Special Applications and Considerations

  • Corrosion: HCN water solutions can cause transcrystalline stress-cracking of carbon steels. Also, HCN water solutions that contain sulfuric acid can severely corrode steel above 40°C and stainless steel above 80°C. Liquid hydrogen cyanide can deteriorate some plastics, rubber, and coatings.
  • Infamous use as Zyklon B (aka prussic acid) used in Nazi Germany extermination camps during WW11, a component of their Final Solution genocide program.
  • Common short-term exposure symptoms are headaches, eye irritation, fatigue, chest discomfort, palpitations, loss of appetite, and nosebleeds.
  • Electroplaters and picklers who have regular exposure to cyanide solutions may develop a cyanide rash, with itching, and macular, papular, and vesicular eruptions.
  • Acetone cyanohydrin, potassium cyanide, and sodium cyanide can release large amounts of HCN when mixed with water.
  • Cyanide is a potent oral poison producing symptoms in minutes and death in minutes to hours. One teaspoon of 29% liquid hydrogen cyanide has been fatal. (PubChem, 2022).
  • Cyanide is rapidly absorbed and distributed throughout the body following inhalation exposure.
  • Due to genetics, 20-40% of the population can't smell the bitter almond odor.
  • North America is on its way to becoming the global leader in the production and consumption of hydrogen cyanide. Increased demand for the automotive industry is a factor driving this increase. Agriculture is another growth opportunity as HCN fertilizers improve crop yields (Businesswire, 2022).
  • PPE -  wear special protective clothing, eye protection, and positive pressure self-contained breathing apparatus. A Teflon barrier is beneficial.

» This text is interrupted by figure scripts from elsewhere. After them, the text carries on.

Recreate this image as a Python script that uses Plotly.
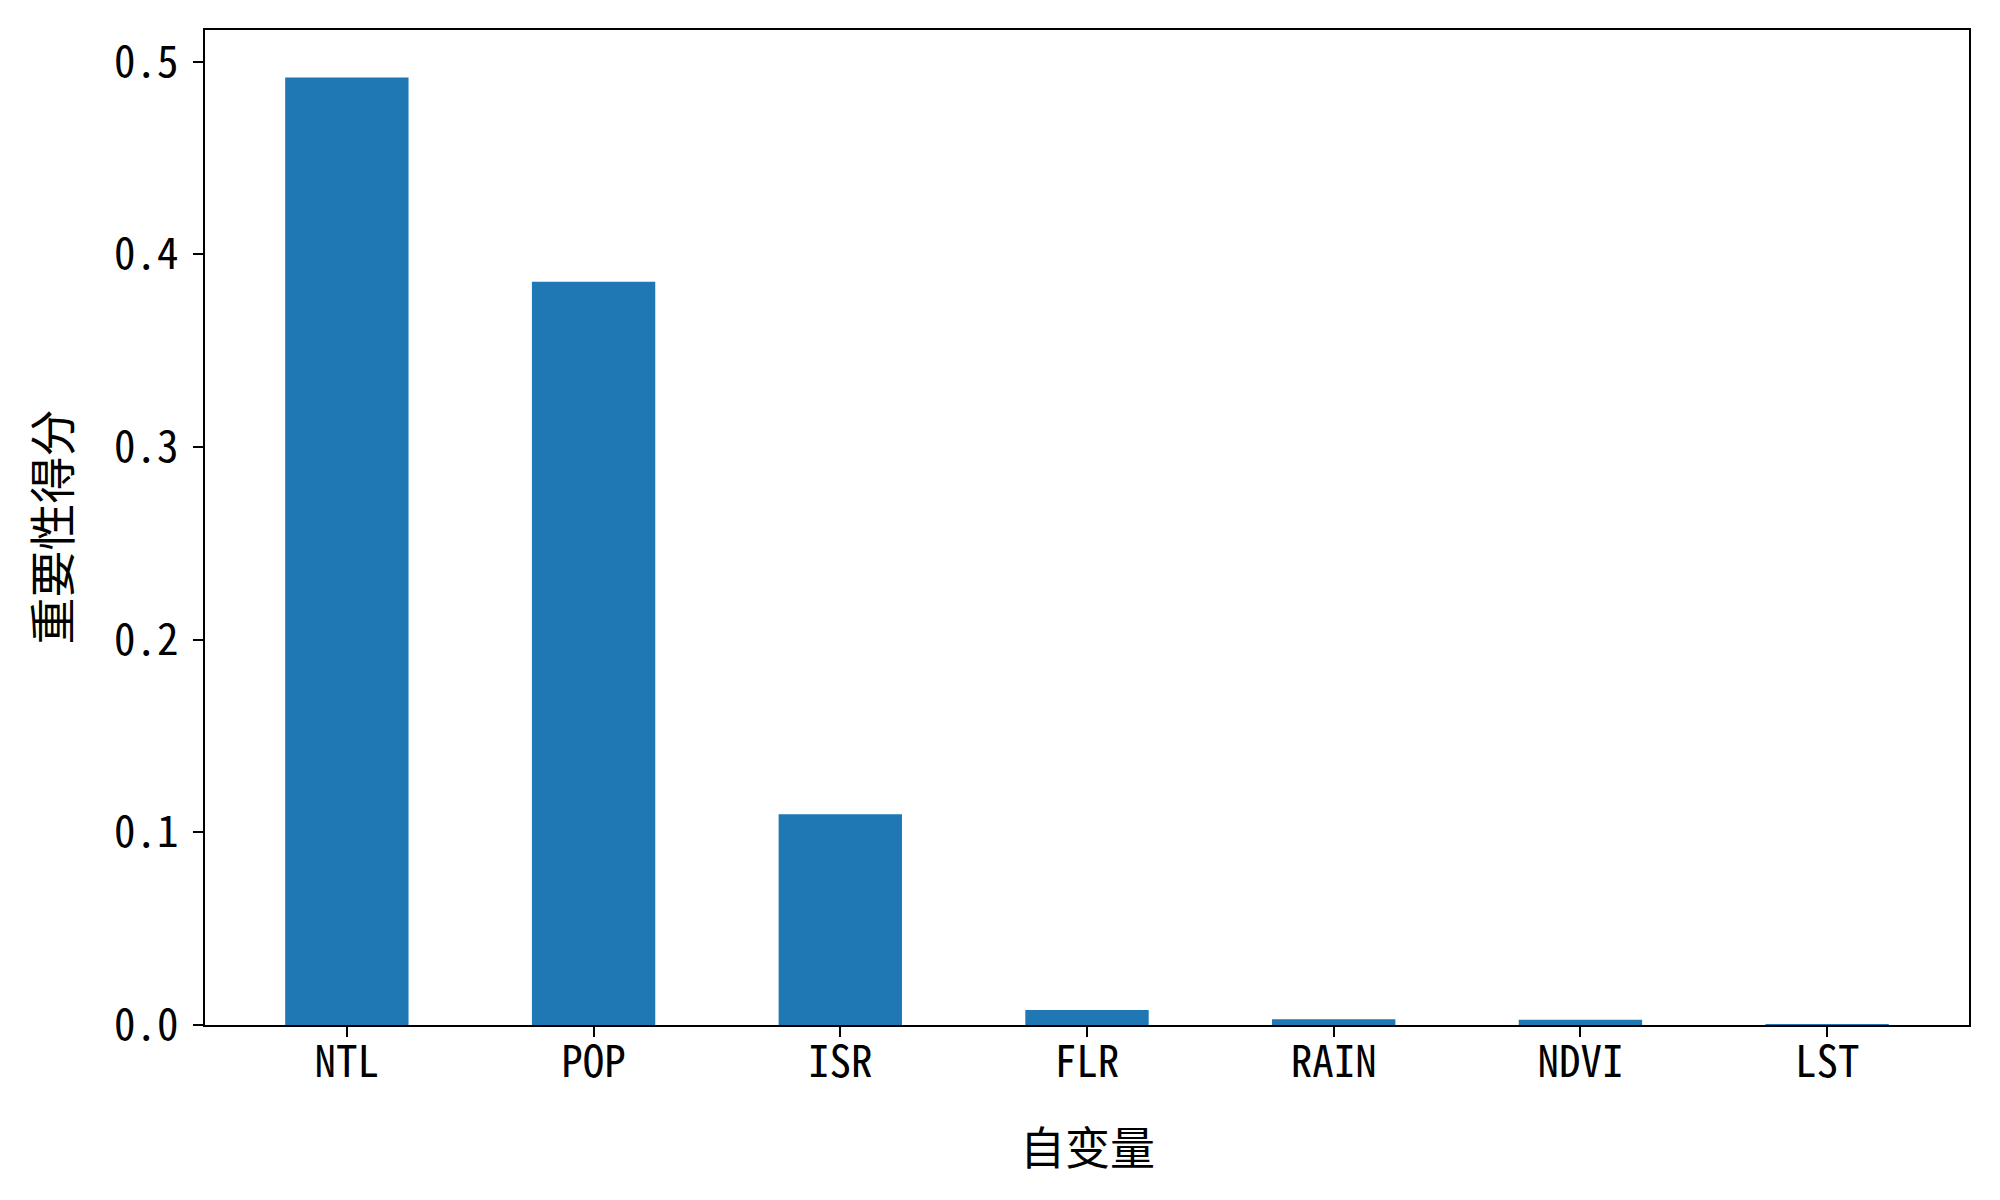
import plotly.graph_objects as go

# feature importance scores
features = ['NTL', 'POP', 'ISR', 'FLR', 'RAIN', 'NDVI', 'LST']
scores = [0.4917, 0.3858, 0.1094, 0.0078, 0.0030, 0.0027, 0.0001]
y_ticks = [0.0, 0.1, 0.2, 0.3, 0.4, 0.5]
y_tick_text = ['0.0', '0.1', '0.2', '0.3', '0.4', '0.5']

FONT = '"Noto Sans Mono CJK SC", "DejaVu Sans Mono", "Noto Sans CJK SC", monospace'

fig = go.Figure()
fig.add_trace(go.Bar(
    x=list(range(len(features))),
    y=scores,
    width=0.5,
    marker_color='#1f77b4',
    marker_line_width=0,
))

axis_common = dict(
    showline=True, linecolor='black', linewidth=2, mirror=True,
    ticks='outside', ticklen=10, tickwidth=2, tickcolor='black',
    showgrid=False, zeroline=False,
    tickfont=dict(family=FONT, size=43, color='black'),
)

fig.update_xaxes(
    range=[-0.575, 6.575],
    tickmode='array',
    tickvals=list(range(len(features))),
    ticktext=features,
    ticklabelstandoff=-12,
    **axis_common
)
fig.update_yaxes(
    range=[0, 0.5164],
    tickmode='array',
    tickvals=y_ticks,
    ticktext=y_tick_text,
    ticklabelstandoff=6,
    **axis_common
)

fig.add_annotation(text='自变量', xref='paper', yref='paper', x=0.5, y=0,
                   yshift=-120, xanchor='center', yanchor='middle', showarrow=False,
                   font=dict(family='"Noto Sans CJK SC"', size=45, color='black'))
fig.add_annotation(text='重要性得分', xref='paper', yref='paper', x=0, y=0.5,
                   xshift=-156, xanchor='center', yanchor='middle', showarrow=False,
                   textangle=-90,
                   font=dict(family='"Noto Sans CJK SC"', size=47, color='black'))

fig.update_layout(
    width=1992, height=1192,
    margin=dict(l=197, r=31, t=22, b=175),
    plot_bgcolor='white', paper_bgcolor='white',
    showlegend=False,
    font=dict(family=FONT),
)

fig.write_html("out.html")
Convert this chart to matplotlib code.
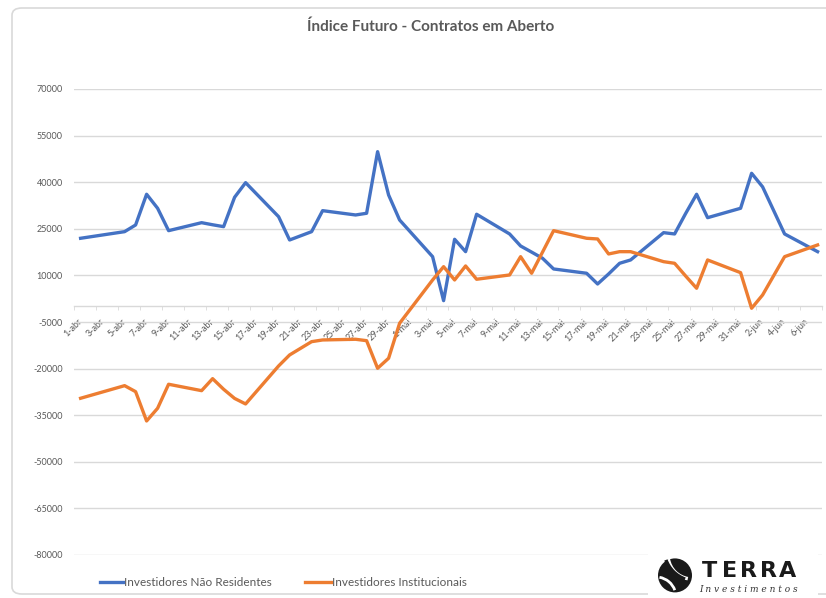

Health Risks and Handling of HCN

1 - 2 ppm
Irritation of the eyes and respiratory tract, discomfort, loss of appetite, nausea, dizziness, lightheadedness.
2.5 - 6 ppm
Irreversible or other serious, long-lasting adverse health effects or an impaired ability to escape. Rapid breathing, nausea, vomiting, and feeling of neck constraint.
7 - 27 ppm
Can cause life-threatening health effects or death with longer exposures. Coma, apnea, seizures, slowness of the heart rate, and pulmonary edema.
100- 200 ppm
After 10 - 60 minutes can be life-threatening or fatal.
600 - 700ppm
Inhalation for 5 minutes may be fatal.
2000 ppm +
Immediately life-threatening
  • If INHALED move the impacted person to fresh air. Administrator 100% oxygen and assist ventilation as required.
  • If breathing is difficult, offer respiratory support if available. Avoid mouth-to-mouth resuscitation.
  • If this compound has been INGESTED get medical attention right away. Administer 100% oxygen. With a physician's direction prepare a cyanide antidote kit.
  • If SKIN CONTACT is made immediately wash the skin with water. It's very important to remove contaminated clothing and seek medical attention.
  • If the EYES are contacted, immediately wash the eyes with large amounts of water for at least 15 minutes. Get medical attention immediately.
  • Amyl nitrite, sodium nitrite, and sodium thiosulfate are antidotes for cyanide toxicity. However, amyl nitrite and sodium nitrite shouldn't be administered to patients suffering from smoke inhalation.
  • First remove all ignition sources. Next ventilate area of spill or leak. Then stop the flow of gas, or remove cylinder to open air.
  • Evacuate the area immediately. Consult an expert. If permissible absorb any liquid into sand. Never wash into a sewer. Prevent gas from entering a confined space.
  • Environmental considerations - in the case of a land spill, dig a pit or lagoon to hold the contamination. Build a barrier using soil, sand bags, foamed polyurethane or foamed concrete.
  • Generators of waste (100kg/mo) or more of this contaminant. EPA hazardous waste #P063 and D003 must conform with USEPA regulations in storage, transportation, treatment, and disposal.